Aim
Reproduce all the material exactly, minus any pictures it holds.

Source data
--------------------------------------------------

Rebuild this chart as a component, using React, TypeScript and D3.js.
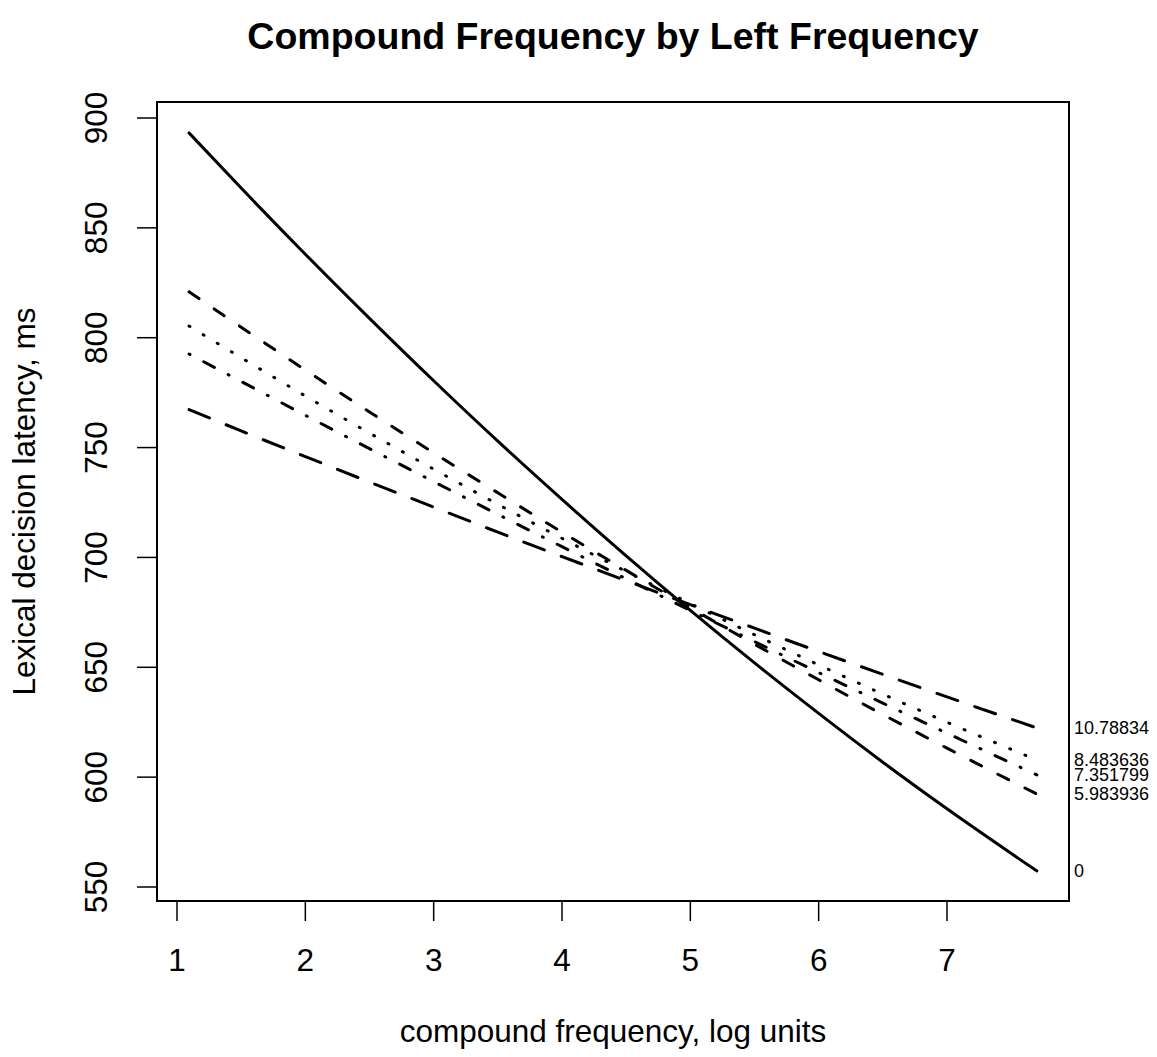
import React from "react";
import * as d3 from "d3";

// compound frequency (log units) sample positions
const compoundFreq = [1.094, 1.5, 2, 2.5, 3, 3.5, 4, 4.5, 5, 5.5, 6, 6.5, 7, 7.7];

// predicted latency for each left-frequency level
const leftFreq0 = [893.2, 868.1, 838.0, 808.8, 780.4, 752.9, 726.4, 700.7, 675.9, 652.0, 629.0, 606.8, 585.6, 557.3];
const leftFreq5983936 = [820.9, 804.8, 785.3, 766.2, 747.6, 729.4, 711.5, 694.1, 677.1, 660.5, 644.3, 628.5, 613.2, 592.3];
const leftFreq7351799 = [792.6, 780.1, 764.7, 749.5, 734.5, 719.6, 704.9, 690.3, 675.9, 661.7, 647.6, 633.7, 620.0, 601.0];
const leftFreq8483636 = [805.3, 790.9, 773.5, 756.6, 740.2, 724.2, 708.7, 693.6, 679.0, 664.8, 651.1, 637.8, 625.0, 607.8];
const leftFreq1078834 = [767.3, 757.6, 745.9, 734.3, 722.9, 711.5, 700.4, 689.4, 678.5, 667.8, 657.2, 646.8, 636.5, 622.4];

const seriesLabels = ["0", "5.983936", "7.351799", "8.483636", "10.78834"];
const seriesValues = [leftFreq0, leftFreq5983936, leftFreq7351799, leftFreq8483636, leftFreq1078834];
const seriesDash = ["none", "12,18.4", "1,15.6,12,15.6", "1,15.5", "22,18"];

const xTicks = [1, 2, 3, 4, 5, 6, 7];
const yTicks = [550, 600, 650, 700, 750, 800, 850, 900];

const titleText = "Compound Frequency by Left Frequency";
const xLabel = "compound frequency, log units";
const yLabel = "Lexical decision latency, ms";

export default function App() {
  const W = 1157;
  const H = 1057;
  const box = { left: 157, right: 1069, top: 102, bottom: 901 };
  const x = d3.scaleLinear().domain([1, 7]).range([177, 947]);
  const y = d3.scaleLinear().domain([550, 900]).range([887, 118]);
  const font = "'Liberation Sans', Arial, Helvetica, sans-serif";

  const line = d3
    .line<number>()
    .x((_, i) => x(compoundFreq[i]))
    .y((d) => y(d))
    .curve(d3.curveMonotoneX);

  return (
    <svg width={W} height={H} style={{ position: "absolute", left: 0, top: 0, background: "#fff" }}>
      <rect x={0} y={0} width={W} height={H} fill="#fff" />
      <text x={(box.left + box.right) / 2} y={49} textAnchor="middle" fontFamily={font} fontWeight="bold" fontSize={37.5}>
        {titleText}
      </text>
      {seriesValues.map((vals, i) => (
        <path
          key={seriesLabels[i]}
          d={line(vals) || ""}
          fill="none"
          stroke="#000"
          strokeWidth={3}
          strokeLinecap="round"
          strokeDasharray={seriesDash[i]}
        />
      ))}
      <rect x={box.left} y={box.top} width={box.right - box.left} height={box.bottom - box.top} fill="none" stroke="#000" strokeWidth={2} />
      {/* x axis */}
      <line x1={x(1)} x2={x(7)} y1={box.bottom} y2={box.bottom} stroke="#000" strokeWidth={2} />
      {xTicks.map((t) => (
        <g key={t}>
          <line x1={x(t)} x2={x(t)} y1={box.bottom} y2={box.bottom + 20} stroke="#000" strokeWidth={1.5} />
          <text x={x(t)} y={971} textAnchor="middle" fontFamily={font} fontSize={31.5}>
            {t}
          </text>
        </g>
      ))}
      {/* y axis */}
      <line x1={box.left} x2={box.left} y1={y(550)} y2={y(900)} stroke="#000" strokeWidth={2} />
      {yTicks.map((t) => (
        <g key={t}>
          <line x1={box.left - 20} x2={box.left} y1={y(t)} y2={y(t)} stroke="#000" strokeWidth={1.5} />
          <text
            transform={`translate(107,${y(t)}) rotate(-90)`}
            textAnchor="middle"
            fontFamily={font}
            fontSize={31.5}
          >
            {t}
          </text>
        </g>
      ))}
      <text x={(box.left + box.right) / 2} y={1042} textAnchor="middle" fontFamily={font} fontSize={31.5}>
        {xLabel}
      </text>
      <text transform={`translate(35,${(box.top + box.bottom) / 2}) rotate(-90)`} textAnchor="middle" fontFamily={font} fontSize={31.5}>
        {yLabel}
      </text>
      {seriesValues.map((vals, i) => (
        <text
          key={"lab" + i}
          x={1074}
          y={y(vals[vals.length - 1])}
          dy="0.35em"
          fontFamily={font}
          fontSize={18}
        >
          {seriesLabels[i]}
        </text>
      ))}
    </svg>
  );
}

--------------------------------------------------

Answer for the task
Rebuild this chart as a component, using React, TypeScript and D3.js.
import React from "react";
import * as d3 from "d3";

// compound frequency (log units) sample positions
const compoundFreq = [1.094, 1.5, 2, 2.5, 3, 3.5, 4, 4.5, 5, 5.5, 6, 6.5, 7, 7.7];

// predicted latency for each left-frequency level
const leftFreq0 = [893.2, 868.1, 838.0, 808.8, 780.4, 752.9, 726.4, 700.7, 675.9, 652.0, 629.0, 606.8, 585.6, 557.3];
const leftFreq5983936 = [820.9, 804.8, 785.3, 766.2, 747.6, 729.4, 711.5, 694.1, 677.1, 660.5, 644.3, 628.5, 613.2, 592.3];
const leftFreq7351799 = [792.6, 780.1, 764.7, 749.5, 734.5, 719.6, 704.9, 690.3, 675.9, 661.7, 647.6, 633.7, 620.0, 601.0];
const leftFreq8483636 = [805.3, 790.9, 773.5, 756.6, 740.2, 724.2, 708.7, 693.6, 679.0, 664.8, 651.1, 637.8, 625.0, 607.8];
const leftFreq1078834 = [767.3, 757.6, 745.9, 734.3, 722.9, 711.5, 700.4, 689.4, 678.5, 667.8, 657.2, 646.8, 636.5, 622.4];

const seriesLabels = ["0", "5.983936", "7.351799", "8.483636", "10.78834"];
const seriesValues = [leftFreq0, leftFreq5983936, leftFreq7351799, leftFreq8483636, leftFreq1078834];
const seriesDash = ["none", "12,18.4", "1,15.6,12,15.6", "1,15.5", "22,18"];

const xTicks = [1, 2, 3, 4, 5, 6, 7];
const yTicks = [550, 600, 650, 700, 750, 800, 850, 900];

const titleText = "Compound Frequency by Left Frequency";
const xLabel = "compound frequency, log units";
const yLabel = "Lexical decision latency, ms";

export default function App() {
  const W = 1157;
  const H = 1057;
  const box = { left: 157, right: 1069, top: 102, bottom: 901 };
  const x = d3.scaleLinear().domain([1, 7]).range([177, 947]);
  const y = d3.scaleLinear().domain([550, 900]).range([887, 118]);
  const font = "'Liberation Sans', Arial, Helvetica, sans-serif";

  const line = d3
    .line<number>()
    .x((_, i) => x(compoundFreq[i]))
    .y((d) => y(d))
    .curve(d3.curveMonotoneX);

  return (
    <svg width={W} height={H} style={{ position: "absolute", left: 0, top: 0, background: "#fff" }}>
      <rect x={0} y={0} width={W} height={H} fill="#fff" />
      <text x={(box.left + box.right) / 2} y={49} textAnchor="middle" fontFamily={font} fontWeight="bold" fontSize={37.5}>
        {titleText}
      </text>
      {seriesValues.map((vals, i) => (
        <path
          key={seriesLabels[i]}
          d={line(vals) || ""}
          fill="none"
          stroke="#000"
          strokeWidth={3}
          strokeLinecap="round"
          strokeDasharray={seriesDash[i]}
        />
      ))}
      <rect x={box.left} y={box.top} width={box.right - box.left} height={box.bottom - box.top} fill="none" stroke="#000" strokeWidth={2} />
      {/* x axis */}
      <line x1={x(1)} x2={x(7)} y1={box.bottom} y2={box.bottom} stroke="#000" strokeWidth={2} />
      {xTicks.map((t) => (
        <g key={t}>
          <line x1={x(t)} x2={x(t)} y1={box.bottom} y2={box.bottom + 20} stroke="#000" strokeWidth={1.5} />
          <text x={x(t)} y={971} textAnchor="middle" fontFamily={font} fontSize={31.5}>
            {t}
          </text>
        </g>
      ))}
      {/* y axis */}
      <line x1={box.left} x2={box.left} y1={y(550)} y2={y(900)} stroke="#000" strokeWidth={2} />
      {yTicks.map((t) => (
        <g key={t}>
          <line x1={box.left - 20} x2={box.left} y1={y(t)} y2={y(t)} stroke="#000" strokeWidth={1.5} />
          <text
            transform={`translate(107,${y(t)}) rotate(-90)`}
            textAnchor="middle"
            fontFamily={font}
            fontSize={31.5}
          >
            {t}
          </text>
        </g>
      ))}
      <text x={(box.left + box.right) / 2} y={1042} textAnchor="middle" fontFamily={font} fontSize={31.5}>
        {xLabel}
      </text>
      <text transform={`translate(35,${(box.top + box.bottom) / 2}) rotate(-90)`} textAnchor="middle" fontFamily={font} fontSize={31.5}>
        {yLabel}
      </text>
      {seriesValues.map((vals, i) => (
        <text
          key={"lab" + i}
          x={1074}
          y={y(vals[vals.length - 1])}
          dy="0.35em"
          fontFamily={font}
          fontSize={18}
        >
          {seriesLabels[i]}
        </text>
      ))}
    </svg>
  );
}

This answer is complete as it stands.